• _EXERCISE INSTRUCTIONS_: Without the pictures, print the lines running from the beginning of the material to the line containing "width - margin.right]);", both ends included.

------------------------------------------------------------------------

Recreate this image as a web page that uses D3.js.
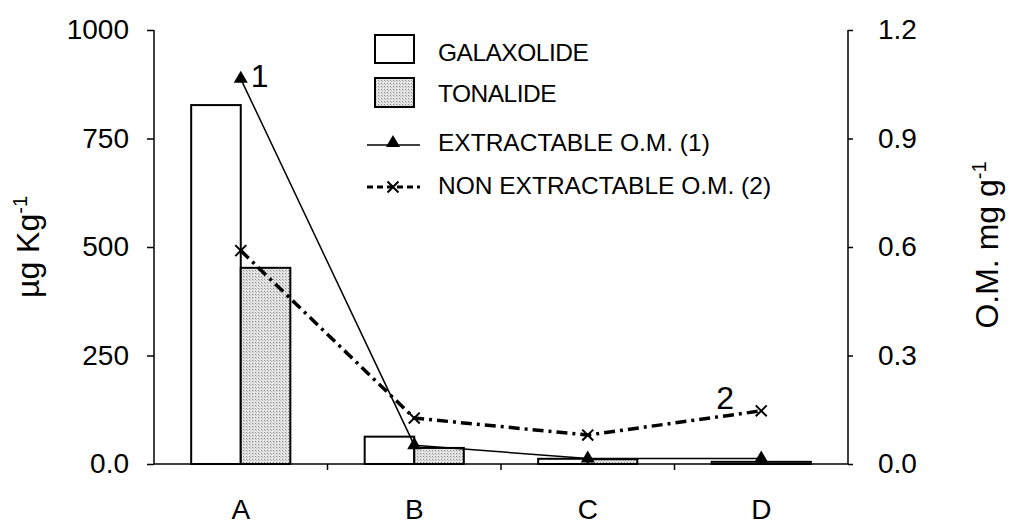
<!DOCTYPE html>
<html>
<head>
<meta charset="utf-8">
<script src="https://cdn.jsdelivr.net/npm/d3@7"></script>
<style>
  body { margin: 0; background: #fff; }
  text { font-family: "Liberation Sans", Arial, sans-serif; fill: #000; }
</style>
</head>
<body>
<div class="chart"></div>
<script>
// values
var sites = ["A", "B", "C", "D"];
var galaxolide = [827, 63, 12, 5];
var tonalide = [452, 37, 11, 5];
var extractableOM = [1.065, 0.052, 0.015, 0.015];
var nonExtractableOM = [0.59, 0.127, 0.08, 0.147];
var leftTicks = [0, 250, 500, 750, 1000];
var rightTicks = [0, 0.3, 0.6, 0.9, 1.2];

var width = 1013, height = 524;
var margin = {top: 30, right: 165, bottom: 60, left: 154};

var svg = d3.select(".chart").append("svg")
    .attr("width", width)
    .attr("height", height);

// stippled fill for tonalide
var pat = svg.append("defs").append("pattern")
    .attr("id", "dots")
    .attr("width", 3).attr("height", 3)
    .attr("patternUnits", "userSpaceOnUse");
pat.append("rect").attr("width", 3).attr("height", 3).attr("fill", "#e4e4e4");
pat.append("rect").attr("width", 1).attr("height", 1).attr("fill", "#8a8a8a");
pat.append("rect").attr("x", 1).attr("y", 1).attr("width", 1).attr("height", 1).attr("fill", "#b8b8b8");

var x = d3.scaleBand()
    .domain(sites)
    .range([margin.left, width - margin.right]);

var xSub = d3.scaleBand()
    .domain(["GALAXOLIDE", "TONALIDE"])
    .range([0, x.bandwidth()])
    .paddingOuter(0.75);

var y = d3.scaleLinear()
    .domain([0, 1000])
    .range([height - margin.bottom, margin.top]);

var y2 = d3.scaleLinear()
    .domain([0, 1.2])
    .range([height - margin.bottom, margin.top]);

// bars
var series = [
    {name: "GALAXOLIDE", values: galaxolide, fill: "#fff"},
    {name: "TONALIDE", values: tonalide, fill: "url(#dots)"}
];

series.forEach(function (s) {
    svg.append("g")
        .selectAll("rect")
        .data(s.values)
        .enter().append("rect")
        .attr("x", function (d, i) { return x(sites[i]) + xSub(s.name); })
        .attr("y", function (d) { return y(d); })
        .attr("width", xSub.bandwidth())
        .attr("height", function (d) { return y(0) - y(d); })
        .attr("fill", s.fill)
        .attr("stroke", "#000")
        .attr("stroke-width", 2);
});

// axes
var fontSize = 28;

var gLeft = svg.append("g")
    .attr("transform", "translate(" + margin.left + ",0)")
    .call(d3.axisLeft(y).tickValues(leftTicks).tickSize(7).tickPadding(18)
        .tickFormat(function (d) { return d === 0 ? "0.0" : d; }));

var gRight = svg.append("g")
    .attr("transform", "translate(" + (width - margin.right) + ",0)")
    .call(d3.axisRight(y2).tickValues(rightTicks).tickSize(5).tickPadding(25)
        .tickFormat(d3.format(".1f")));

var gBottom = svg.append("g")
    .attr("transform", "translate(0," + (height - margin.bottom) + ")")
    .call(d3.axisBottom(x).tickSize(0).tickPadding(35));

// category boundary ticks on the x axis
gBottom.selectAll(".sep")
    .data(sites.slice(1))
    .enter().append("line")
    .attr("x1", function (d) { return x(d); })
    .attr("x2", function (d) { return x(d); })
    .attr("y1", 0).attr("y2", 6)
    .attr("stroke", "#000")
    .attr("stroke-width", 1.5);

[gLeft, gRight, gBottom].forEach(function (g) {
    g.select(".domain").attr("stroke", "#000").attr("stroke-width", 1.5);
    g.selectAll(".tick line").attr("stroke", "#000").attr("stroke-width", 1.5);
    g.selectAll("text")
        .attr("font-size", fontSize)
        .attr("font-family", "Liberation Sans, Arial, sans-serif")
        .attr("fill", "#000");
});
gLeft.select(".domain").attr("d", "M0," + y(1000) + "V" + y(0));
gRight.select(".domain").attr("d", "M0," + y2(1.2) + "V" + y2(0));
gBottom.select(".domain").attr("d", "M" + margin.left + ",0H" + (width - margin.right));

// axis titles
svg.append("text")
    .attr("transform", "translate(39," + 247 + ") rotate(-90)")
    .attr("text-anchor", "middle")
    .attr("font-size", 32)
    .html('µg Kg<tspan dy="-12" font-size="20">-1</tspan>');

svg.append("text")
    .attr("transform", "translate(998," + 245 + ") rotate(-90)")
    .attr("text-anchor", "middle")
    .attr("font-size", 32)
    .html('O.M. mg g<tspan dy="-12" font-size="20">-1</tspan>');

// lines
var cx = function (d, i) { return x(sites[i]) + x.bandwidth() / 2; };

var line = d3.line()
    .x(cx)
    .y(function (d) { return y2(d); });

svg.append("path")
    .datum(nonExtractableOM)
    .attr("d", line)
    .attr("fill", "none")
    .attr("stroke", "#000")
    .attr("stroke-width", 3.5)
    .attr("stroke-dasharray", "11,5,3,5");

svg.append("path")
    .datum(extractableOM)
    .attr("d", line)
    .attr("fill", "none")
    .attr("stroke", "#000")
    .attr("stroke-width", 1.5);

var tri = d3.symbol().type(d3.symbolTriangle).size(85);
var cross = d3.symbol().type(d3.symbolX).size(80);

svg.append("g").selectAll("path")
    .data(extractableOM)
    .enter().append("path")
    .attr("d", tri)
    .attr("transform", function (d, i) { return "translate(" + cx(d, i) + "," + y2(d) + ")"; })
    .attr("fill", "#000");

svg.append("g").selectAll("path")
    .data(nonExtractableOM)
    .enter().append("path")
    .attr("d", cross)
    .attr("transform", function (d, i) { return "translate(" + cx(d, i) + "," + y2(d) + ")"; })
    .attr("fill", "none")
    .attr("stroke", "#000")
    .attr("stroke-width", 2);

// series numbers next to the lines
svg.append("text")
    .attr("x", cx(extractableOM[0], 0) + 10)
    .attr("y", y2(extractableOM[0]) + 8)
    .attr("font-size", 32)
    .text("1");

svg.append("text")
    .attr("x", cx(nonExtractableOM[3], 3) - 45)
    .attr("y", y2(nonExtractableOM[3]) - 2)
    .attr("font-size", 32)
    .text("2");

// legend
var legend = svg.append("g").attr("transform", "translate(375,35)");
var legFont = 24.5;

legend.append("rect")
    .attr("x", 0).attr("y", 0).attr("width", 39).attr("height", 28)
    .attr("fill", "#fff").attr("stroke", "#000").attr("stroke-width", 2);
legend.append("text").attr("x", 63).attr("y", 26).attr("font-size", legFont)
    .attr("letter-spacing", -0.5).text("GALAXOLIDE");

legend.append("rect")
    .attr("x", 0).attr("y", 43).attr("width", 39).attr("height", 29)
    .attr("fill", "url(#dots)").attr("stroke", "#000").attr("stroke-width", 2);
legend.append("text").attr("x", 63).attr("y", 67).attr("font-size", legFont)
    .attr("letter-spacing", -0.5).text("TONALIDE");

legend.append("line")
    .attr("x1", -8).attr("x2", 45).attr("y1", 110).attr("y2", 110)
    .attr("stroke", "#000").attr("stroke-width", 1.5);
legend.append("path").attr("d", tri)
    .attr("transform", "translate(18,108)").attr("fill", "#000");
legend.append("text").attr("x", 63).attr("y", 116).attr("font-size", legFont)
    .text("EXTRACTABLE O.M. (1)");

legend.append("line")
    .attr("x1", -8).attr("x2", 45).attr("y1", 152).attr("y2", 152)
    .attr("stroke", "#000").attr("stroke-width", 3)
    .attr("stroke-dasharray", "6,4");
legend.append("path").attr("d", cross)
    .attr("transform", "translate(18,152)")
    .attr("fill", "none").attr("stroke", "#000").attr("stroke-width", 2);
legend.append("text").attr("x", 63).attr("y", 159).attr("font-size", legFont)
    .text("NON EXTRACTABLE O.M. (2)");
</script>
</body>
</html>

------------------------------------------------------------------------

• _TASK ANSWER_:
Recreate this image as a web page that uses D3.js.
<!DOCTYPE html>
<html>
<head>
<meta charset="utf-8">
<script src="https://cdn.jsdelivr.net/npm/d3@7"></script>
<style>
  body { margin: 0; background: #fff; }
  text { font-family: "Liberation Sans", Arial, sans-serif; fill: #000; }
</style>
</head>
<body>
<div class="chart"></div>
<script>
// values
var sites = ["A", "B", "C", "D"];
var galaxolide = [827, 63, 12, 5];
var tonalide = [452, 37, 11, 5];
var extractableOM = [1.065, 0.052, 0.015, 0.015];
var nonExtractableOM = [0.59, 0.127, 0.08, 0.147];
var leftTicks = [0, 250, 500, 750, 1000];
var rightTicks = [0, 0.3, 0.6, 0.9, 1.2];

var width = 1013, height = 524;
var margin = {top: 30, right: 165, bottom: 60, left: 154};

var svg = d3.select(".chart").append("svg")
    .attr("width", width)
    .attr("height", height);

// stippled fill for tonalide
var pat = svg.append("defs").append("pattern")
    .attr("id", "dots")
    .attr("width", 3).attr("height", 3)
    .attr("patternUnits", "userSpaceOnUse");
pat.append("rect").attr("width", 3).attr("height", 3).attr("fill", "#e4e4e4");
pat.append("rect").attr("width", 1).attr("height", 1).attr("fill", "#8a8a8a");
pat.append("rect").attr("x", 1).attr("y", 1).attr("width", 1).attr("height", 1).attr("fill", "#b8b8b8");

var x = d3.scaleBand()
    .domain(sites)
    .range([margin.left, width - margin.right]);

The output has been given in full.